Yesterday I was at my local Target buying a large bag of Purina
dog chow for my loyal pet, Sheriff, the Wonder Dog and was in the
checkout line when woman behind me asked if I had a dog.
What did she think I had, an elephant? So since I'm
retired and have little to do, on impulse I told her that no, I didn't
have a dog, I was starting the Purina Diet again. I added that I
probably shouldn't, because I ended up in the hospital last time, but
that I'd lost 50 pounds before I awakened in an intensive care ward with
tubes coming out of most of my orifices and IVs in both arms.

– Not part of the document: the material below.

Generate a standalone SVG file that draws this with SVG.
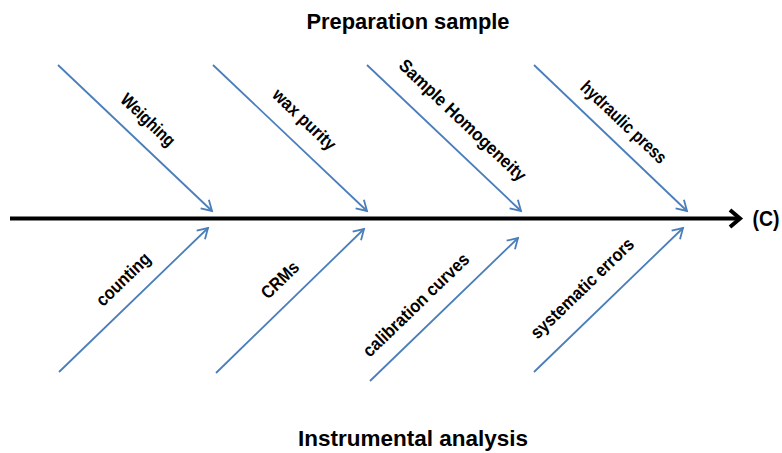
<svg xmlns="http://www.w3.org/2000/svg" width="782" height="453" viewBox="0 0 782 453">
<style>
.lbl{font-family:"Liberation Sans",Arial,sans-serif;font-weight:bold;font-size:18px;fill:#000}
.ttl{font-family:"Liberation Sans",Arial,sans-serif;font-weight:bold;font-size:22px;fill:#000}
.bone{stroke:#4A7EBB;stroke-width:1.8;fill:none}
</style>
<defs>
<marker id="ba" markerUnits="userSpaceOnUse" markerWidth="16" markerHeight="16" viewBox="-12 -8 14 16" refX="0" refY="0" orient="auto">
<path d="M-10,-6 L0,0 L-10,6" fill="none" stroke="#4A7EBB" stroke-width="1.8"/>
</marker>
<marker id="ma" markerUnits="userSpaceOnUse" markerWidth="20" markerHeight="22" viewBox="-14 -11 18 22" refX="0" refY="0" orient="auto">
<path d="M-10,-8.5 L0,0 L-10,8.5" fill="none" stroke="#000" stroke-width="4"/>
</marker>
</defs>
<rect width="782" height="453" fill="#fff"/>
<g id="connectors">
<line x1="10" y1="218.5" x2="740" y2="218.5" stroke="#000" stroke-width="4" marker-end="url(#ma)"/>
<line class="bone" x1="58" y1="65" x2="212" y2="211" marker-end="url(#ba)"/>
<line class="bone" x1="213" y1="65" x2="367" y2="211" marker-end="url(#ba)"/>
<line class="bone" x1="367" y1="65" x2="521" y2="211" marker-end="url(#ba)"/>
<line class="bone" x1="534" y1="65" x2="687" y2="211" marker-end="url(#ba)"/>
<line class="bone" x1="59" y1="372" x2="208" y2="228" marker-end="url(#ba)"/>
<line class="bone" x1="216" y1="373" x2="364" y2="229" marker-end="url(#ba)"/>
<line class="bone" x1="370" y1="381" x2="518" y2="238" marker-end="url(#ba)"/>
<line class="bone" x1="534" y1="372" x2="683" y2="228" marker-end="url(#ba)"/>
</g>
<g id="title-top"><text class="ttl" x="408" y="29" text-anchor="middle" textLength="203" lengthAdjust="spacingAndGlyphs">Preparation sample</text></g>
<g id="title-bottom"><text class="ttl" x="413" y="446" text-anchor="middle" textLength="230" lengthAdjust="spacingAndGlyphs">Instrumental analysis</text></g>
<g id="effect"><text class="ttl" x="766" y="226" text-anchor="middle" textLength="27" lengthAdjust="spacingAndGlyphs">(C)</text></g>
<g id="weighing"><text class="lbl" transform="translate(148,120) rotate(43.5)" y="6" text-anchor="middle" textLength="68" lengthAdjust="spacingAndGlyphs">Weighing</text></g>
<g id="wax-purity"><text class="lbl" transform="translate(303,121) rotate(43.5)" y="4" text-anchor="middle" textLength="80" lengthAdjust="spacingAndGlyphs">wax purity</text></g>
<g id="sample-homogeneity"><text class="lbl" transform="translate(462,121) rotate(43.5)" y="5" text-anchor="middle" textLength="168" lengthAdjust="spacingAndGlyphs">Sample Homogeneity</text></g>
<g id="hydraulic-press"><text class="lbl" transform="translate(623,123) rotate(43.5)" y="5" text-anchor="middle" textLength="111" lengthAdjust="spacingAndGlyphs">hydraulic press</text></g>
<g id="counting"><text class="lbl" transform="translate(124,280) rotate(-44)" y="5" text-anchor="middle" textLength="68" lengthAdjust="spacingAndGlyphs">counting</text></g>
<g id="crms"><text class="lbl" transform="translate(280,280) rotate(-44)" y="6" text-anchor="middle" textLength="45" lengthAdjust="spacingAndGlyphs">CRMs</text></g>
<g id="calibration-curves"><text class="lbl" transform="translate(416,305) rotate(-44)" y="6" text-anchor="middle" textLength="140" lengthAdjust="spacingAndGlyphs">calibration curves</text></g>
<g id="systematic-errors"><text class="lbl" transform="translate(583,289) rotate(-44)" y="5" text-anchor="middle" textLength="136" lengthAdjust="spacingAndGlyphs">systematic errors</text></g>
</svg>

I told her that it was essentially a perfect diet and
that the way that it works is to load your pants pockets with Purina
nuggets and simply eat one or two every time you feel hungry. The food
is nutritionally complete so it works well and I was going to try it
again.
(I have to mention here that practically everyone in
line was now enthralled with my story.)
Horrified, she asked if I ended up in intensive care
because the dog food poisoned me. I told her no, I stepped off a curb
to sniff an Irish Setter's ass and a car hit us both.
I thought the guy behind her was going to have a heart
attack he was laughing so hard.
Target won't let me shop there anymore.
Better watch what you ask retired people. They have all
the time in the world to think of crazy things to say.